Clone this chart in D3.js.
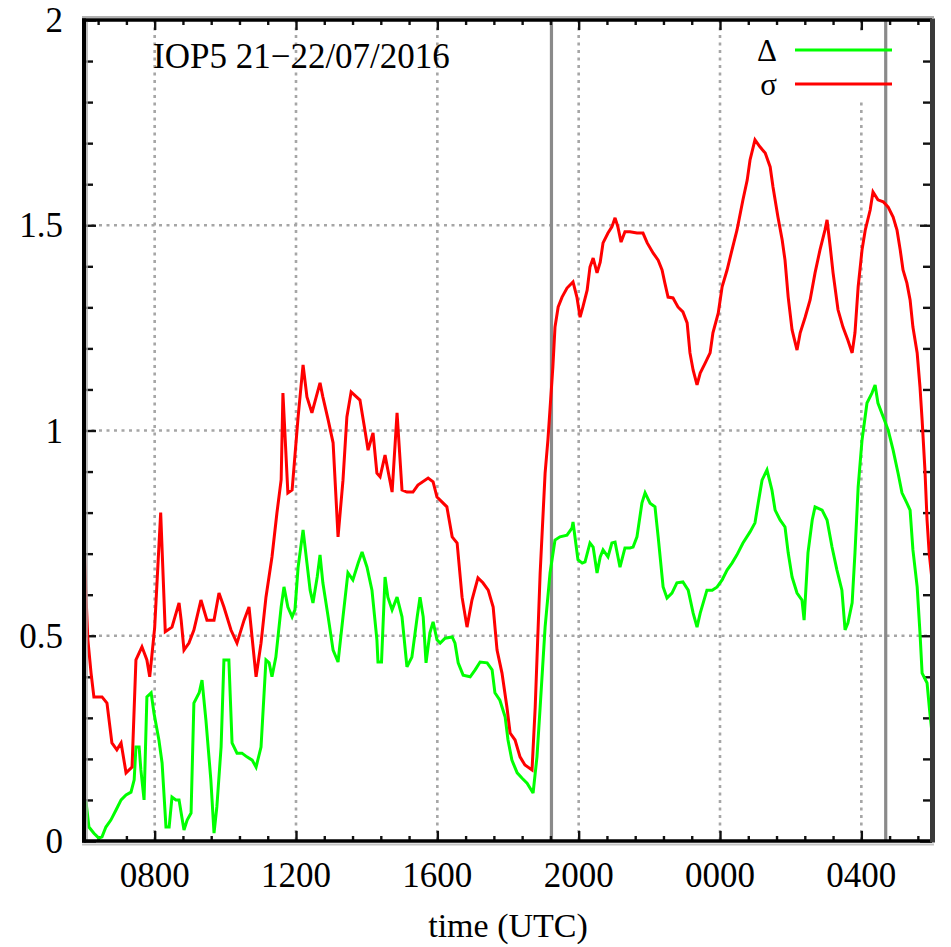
<!DOCTYPE html>
<html>
<head>
<meta charset="utf-8">
<script src="https://cdn.jsdelivr.net/npm/d3@7"></script>
<style>
  html, body { margin: 0; padding: 0; background: #fff; }
  svg { display: block; }
  text { font-family: "Liberation Serif", "Times New Roman", serif; fill: #000; }
</style>
</head>
<body>
<svg id="chart" width="951" height="947"></svg>
<script>
// Time axis in hours counted from 00 UTC on 21/07 (6 = 0600, 30 = 0600 next day)
const sigmaTime = [6.00,6.06,6.11,6.20,6.28,6.51,6.65,6.79,6.93,7.05,7.19,7.36,7.47,7.64,7.78,7.86,8.00,8.17,8.30,8.49,8.69,8.75,8.83,8.97,9.11,9.31,9.48,9.68,9.82,9.96,10.16,10.33,10.53,10.67,10.87,11.01,11.15,11.32,11.46,11.58,11.63,11.77,11.89,12.06,12.20,12.31,12.45,12.68,12.76,12.91,13.05,13.19,13.33,13.44,13.56,13.81,13.95,14.04,14.18,14.29,14.38,14.52,14.60,14.72,14.86,15.00,15.14,15.31,15.45,15.74,15.88,15.99,16.13,16.27,16.42,16.56,16.70,16.84,16.98,17.15,17.29,17.44,17.58,17.69,17.83,17.97,18.06,18.20,18.34,18.48,18.68,18.77,18.91,19.05,19.13,19.27,19.33,19.42,19.53,19.67,19.84,19.95,20.04,20.12,20.24,20.32,20.41,20.52,20.61,20.69,20.83,20.94,21.03,21.11,21.20,21.31,21.45,21.65,21.82,21.94,22.11,22.25,22.36,22.44,22.53,22.67,22.81,22.95,23.07,23.15,23.24,23.35,23.44,23.58,23.72,23.80,23.95,24.06,24.20,24.34,24.48,24.65,24.77,24.85,24.99,25.13,25.28,25.42,25.50,25.64,25.76,25.84,25.93,26.04,26.18,26.27,26.41,26.55,26.69,26.83,26.97,27.03,27.12,27.20,27.34,27.48,27.62,27.74,27.82,27.91,28.02,28.11,28.25,28.33,28.47,28.62,28.76,28.90,29.01,29.10,29.18,29.29,29.38,29.46,29.58,29.66,29.72,29.80,29.86,29.92,30.00];
const sigmaValue = [0.733,0.59,0.49,0.409,0.351,0.351,0.336,0.239,0.222,0.239,0.166,0.180,0.441,0.473,0.441,0.40,0.52,0.80,0.51,0.521,0.580,0.538,0.465,0.482,0.514,0.587,0.538,0.538,0.604,0.570,0.514,0.482,0.538,0.570,0.400,0.482,0.594,0.692,0.799,0.88,1.091,0.848,0.855,1.033,1.160,1.082,1.043,1.116,1.082,1.026,0.970,0.741,0.879,1.033,1.094,1.074,1.001,0.952,0.994,0.896,0.887,0.940,0.904,0.850,1.043,0.855,0.850,0.850,0.867,0.884,0.875,0.838,0.826,0.814,0.741,0.726,0.594,0.521,0.587,0.641,0.629,0.611,0.570,0.465,0.409,0.326,0.263,0.246,0.205,0.185,0.173,0.326,0.653,0.896,0.977,1.155,1.252,1.301,1.325,1.347,1.362,1.325,1.276,1.301,1.342,1.398,1.420,1.384,1.410,1.457,1.481,1.496,1.518,1.496,1.459,1.484,1.484,1.481,1.481,1.457,1.432,1.415,1.391,1.359,1.325,1.323,1.301,1.289,1.262,1.189,1.147,1.111,1.140,1.164,1.189,1.238,1.286,1.350,1.391,1.440,1.488,1.562,1.610,1.659,1.708,1.691,1.676,1.642,1.593,1.520,1.464,1.415,1.325,1.245,1.196,1.238,1.276,1.318,1.384,1.440,1.488,1.513,1.447,1.384,1.294,1.252,1.220,1.189,1.238,1.350,1.440,1.488,1.537,1.581,1.562,1.557,1.544,1.520,1.488,1.440,1.391,1.359,1.318,1.252,1.189,1.106,1.026,0.904,0.782,0.702,0.636];

const deltaTime = [6.00,6.06,6.14,6.28,6.42,6.51,6.62,6.76,6.91,7.05,7.19,7.33,7.42,7.47,7.56,7.61,7.70,7.78,7.90,7.98,8.12,8.21,8.32,8.41,8.49,8.60,8.69,8.77,8.83,8.92,9.03,9.11,9.26,9.34,9.45,9.59,9.68,9.76,9.88,9.96,10.10,10.19,10.33,10.47,10.61,10.76,10.87,11.01,11.15,11.24,11.32,11.43,11.58,11.66,11.77,11.89,11.97,12.06,12.20,12.31,12.40,12.48,12.60,12.68,12.76,12.91,13.05,13.19,13.33,13.47,13.61,13.76,13.87,14.01,14.15,14.29,14.32,14.42,14.52,14.60,14.72,14.86,15.00,15.14,15.28,15.43,15.51,15.60,15.68,15.79,15.88,15.99,16.08,16.22,16.42,16.50,16.59,16.73,16.93,17.07,17.21,17.41,17.55,17.63,17.77,17.92,18.00,18.11,18.26,18.40,18.54,18.71,18.82,18.91,19.05,19.19,19.33,19.47,19.67,19.81,19.84,19.98,20.10,20.18,20.32,20.41,20.52,20.61,20.69,20.83,20.94,21.03,21.17,21.31,21.45,21.54,21.65,21.79,21.88,22.02,22.16,22.25,22.39,22.50,22.64,22.78,22.95,23.10,23.24,23.35,23.44,23.63,23.78,23.92,24.06,24.20,24.34,24.48,24.65,24.85,24.99,25.08,25.19,25.33,25.47,25.56,25.70,25.84,25.93,26.04,26.18,26.32,26.38,26.49,26.61,26.69,26.89,27.03,27.17,27.31,27.45,27.54,27.62,27.74,27.82,27.91,28.02,28.16,28.30,28.39,28.47,28.62,28.76,28.90,29.04,29.15,29.29,29.38,29.46,29.58,29.66,29.72,29.86,29.93,30.00];
const deltaValue = [0.10,0.093,0.034,0.019,0.007,0.010,0.034,0.051,0.076,0.100,0.112,0.119,0.149,0.229,0.229,0.173,0.100,0.351,0.361,0.312,0.246,0.190,0.034,0.034,0.107,0.100,0.100,0.058,0.027,0.051,0.068,0.336,0.361,0.392,0.295,0.149,0.019,0.083,0.229,0.441,0.441,0.239,0.214,0.214,0.205,0.197,0.180,0.229,0.441,0.434,0.400,0.448,0.570,0.619,0.570,0.546,0.563,0.667,0.758,0.677,0.611,0.580,0.643,0.697,0.629,0.546,0.465,0.436,0.546,0.653,0.636,0.677,0.704,0.667,0.611,0.490,0.436,0.436,0.643,0.594,0.563,0.594,0.546,0.424,0.448,0.546,0.594,0.546,0.434,0.507,0.534,0.490,0.482,0.494,0.497,0.482,0.434,0.404,0.400,0.417,0.436,0.434,0.417,0.361,0.343,0.302,0.246,0.197,0.166,0.153,0.141,0.117,0.205,0.326,0.521,0.653,0.733,0.741,0.745,0.762,0.777,0.685,0.677,0.680,0.726,0.716,0.653,0.692,0.709,0.692,0.726,0.728,0.667,0.714,0.714,0.716,0.741,0.823,0.848,0.823,0.814,0.741,0.619,0.592,0.604,0.629,0.631,0.611,0.555,0.521,0.555,0.611,0.611,0.619,0.636,0.660,0.677,0.697,0.726,0.753,0.775,0.823,0.879,0.904,0.855,0.806,0.782,0.765,0.702,0.643,0.604,0.587,0.538,0.702,0.782,0.814,0.806,0.782,0.716,0.660,0.611,0.514,0.531,0.580,0.702,0.862,0.977,1.067,1.091,1.111,1.067,1.033,1.001,0.952,0.896,0.848,0.823,0.806,0.709,0.619,0.507,0.409,0.385,0.32,0.263];

// Axis ticks and labels
const xTickHours = [8, 12, 16, 20, 24, 28];
const xTickLabels = ["0800", "1200", "1600", "2000", "0000", "0400"];
const yTickValues = [0, 0.5, 1, 1.5, 2];
const yTickLabels = ["0", "0.5", "1", "1.5", "2"];
// Event markers (solid vertical lines)
const markerTimes = [19.23, 28.69];

const seriesNames = ["Δ", "σ"];
const seriesColors = ["#00ff00", "#ff0000"];
const titleText = "IOP5 21\u221222/07/2016";

const svg = d3.select("#chart");
const L = 84, R = 932, T = 20, B = 841;
const x = d3.scaleLinear().domain([6, 30]).range([L, R]);
const y = d3.scaleLinear().domain([0, 2]).range([B, T]);

// grid (dotted)
const grid = svg.append("g");
grid.selectAll("line.gx").data(xTickHours).join("line")
  .attr("x1", d => x(d)).attr("x2", d => x(d)).attr("y1", T).attr("y2", B)
  .attr("stroke", "#a6a6a6").attr("stroke-width", 2.6).attr("stroke-dasharray", "3,4.5");
grid.selectAll("line.gy").data([0.5, 1, 1.5]).join("line")
  .attr("x1", L).attr("x2", R).attr("y1", d => y(d)).attr("y2", d => y(d))
  .attr("stroke", "#a6a6a6").attr("stroke-width", 2.6).attr("stroke-dasharray", "3,4.5");

// legend background blanks the grid behind the key
svg.append("rect").attr("x", 745).attr("y", 32).attr("width", 155).attr("height", 70).attr("fill", "#fff");

// event markers
svg.append("g").selectAll("line").data(markerTimes).join("line")
  .attr("x1", d => x(d)).attr("x2", d => x(d)).attr("y1", T).attr("y2", B)
  .attr("stroke", "#8a8a8a").attr("stroke-width", 3.2);

// axes with inward ticks (mirrored on the opposite side)
const xMinor = d3.range(6.4, 30, 0.8).filter(h => !xTickHours.some(t => Math.abs(t - h) < 0.01));
const yMinor = d3.range(0.1, 2, 0.1).filter(v => Math.abs(v * 2 - Math.round(v * 2)) > 0.01);

function axisLines(sel, axis) { sel.call(axis); sel.select(".domain").remove(); sel.selectAll(".tick line").attr("stroke", "#111").attr("stroke-width", 2.4); sel.selectAll("text").remove(); }

svg.append("g").attr("transform", `translate(0,${B})`).call(g => axisLines(g, d3.axisBottom(x).tickValues(xTickHours).tickSizeInner(-10)));
svg.append("g").attr("transform", `translate(0,${B})`).call(g => axisLines(g, d3.axisBottom(x).tickValues(xMinor).tickSizeInner(-5)));
svg.append("g").attr("transform", `translate(0,${T})`).call(g => axisLines(g, d3.axisTop(x).tickValues(xTickHours).tickSizeInner(-10)));
svg.append("g").attr("transform", `translate(0,${T})`).call(g => axisLines(g, d3.axisTop(x).tickValues(xMinor).tickSizeInner(-5)));
svg.append("g").attr("transform", `translate(${L},0)`).call(g => axisLines(g, d3.axisLeft(y).tickValues(yTickValues).tickSizeInner(-12)));
svg.append("g").attr("transform", `translate(${L},0)`).call(g => axisLines(g, d3.axisLeft(y).tickValues(yMinor).tickSizeInner(-9)));
svg.append("g").attr("transform", `translate(${R},0)`).call(g => axisLines(g, d3.axisRight(y).tickValues(yTickValues).tickSizeInner(-12)));
svg.append("g").attr("transform", `translate(${R},0)`).call(g => axisLines(g, d3.axisRight(y).tickValues(yMinor).tickSizeInner(-9)));

// data lines
const clip = svg.append("clipPath").attr("id", "plotclip").append("rect")
  .attr("x", L).attr("y", T).attr("width", R - L).attr("height", B - T);
const line = d3.line().x(d => x(d[0])).y(d => y(d[1]));
const series = [d3.zip(deltaTime, deltaValue), d3.zip(sigmaTime, sigmaValue)];
svg.append("g").attr("clip-path", "url(#plotclip)").selectAll("path").data(series).join("path")
  .attr("d", line).attr("fill", "none")
  .attr("stroke", (d, i) => seriesColors[i]).attr("stroke-width", 3)
  .attr("stroke-linejoin", "miter").attr("stroke-miterlimit", 3);

// frame
svg.append("line").attr("x1", L - 2).attr("x2", R + 2).attr("y1", T - 3).attr("y2", T - 3).attr("stroke", "#b0b0b0").attr("stroke-width", 2);
svg.append("line").attr("x1", L - 2).attr("x2", R + 2).attr("y1", B + 3.5).attr("y2", B + 3.5).attr("stroke", "#c4c4c4").attr("stroke-width", 2);
svg.append("line").attr("x1", L + 3).attr("x2", L + 3).attr("y1", T).attr("y2", B).attr("stroke", "#aaa").attr("stroke-width", 1.5);
svg.append("line").attr("x1", L - 2).attr("x2", R).attr("y1", T).attr("y2", T).attr("stroke", "#000").attr("stroke-width", 3.4);
svg.append("line").attr("x1", L - 2).attr("x2", R).attr("y1", B).attr("y2", B).attr("stroke", "#000").attr("stroke-width", 3.6);
svg.append("line").attr("x1", L).attr("x2", L).attr("y1", T - 1.5).attr("y2", B + 1.5).attr("stroke", "#000").attr("stroke-width", 4);
svg.append("line").attr("x1", R + 0.5).attr("x2", R + 0.5).attr("y1", T - 1.5).attr("y2", B + 1.5).attr("stroke", "#3a3a3a").attr("stroke-width", 5);

// tick labels
svg.append("g").selectAll("text").data(xTickHours).join("text")
  .attr("x", d => x(d)).attr("y", 887).attr("text-anchor", "middle")
  .attr("font-size", 35).text((d, i) => xTickLabels[i]);
svg.append("g").selectAll("text").data(yTickValues).join("text")
  .attr("x", 63).attr("y", d => y(d) + 12).attr("text-anchor", "end")
  .attr("font-size", 35).text((d, i) => yTickLabels[i]);

// axis title
svg.append("text").attr("x", (L + R) / 2).attr("y", 937).attr("text-anchor", "middle")
  .attr("font-size", 34).text("time (UTC)");

// plot title
svg.append("text").attr("x", 153).attr("y", 68).attr("font-size", 35).text(titleText);

// legend
const legend = svg.append("g");
seriesNames.forEach((name, i) => {
  const ly = 50 + i * 34;
  legend.append("text").attr("x", 777).attr("y", ly + 11).attr("text-anchor", "end")
    .attr("font-size", 31).text(name);
  legend.append("line").attr("x1", 795).attr("x2", 892).attr("y1", ly).attr("y2", ly)
    .attr("stroke", seriesColors[i]).attr("stroke-width", 3);
});
</script>
</body>
</html>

| PROBLEM TO SOLVE |
Give every line of the material that includes the string "chart".

| WRITTEN SOLUTION |
Clone this chart in D3.js.
<svg id="chart" width="951" height="947"></svg>
const svg = d3.select("#chart");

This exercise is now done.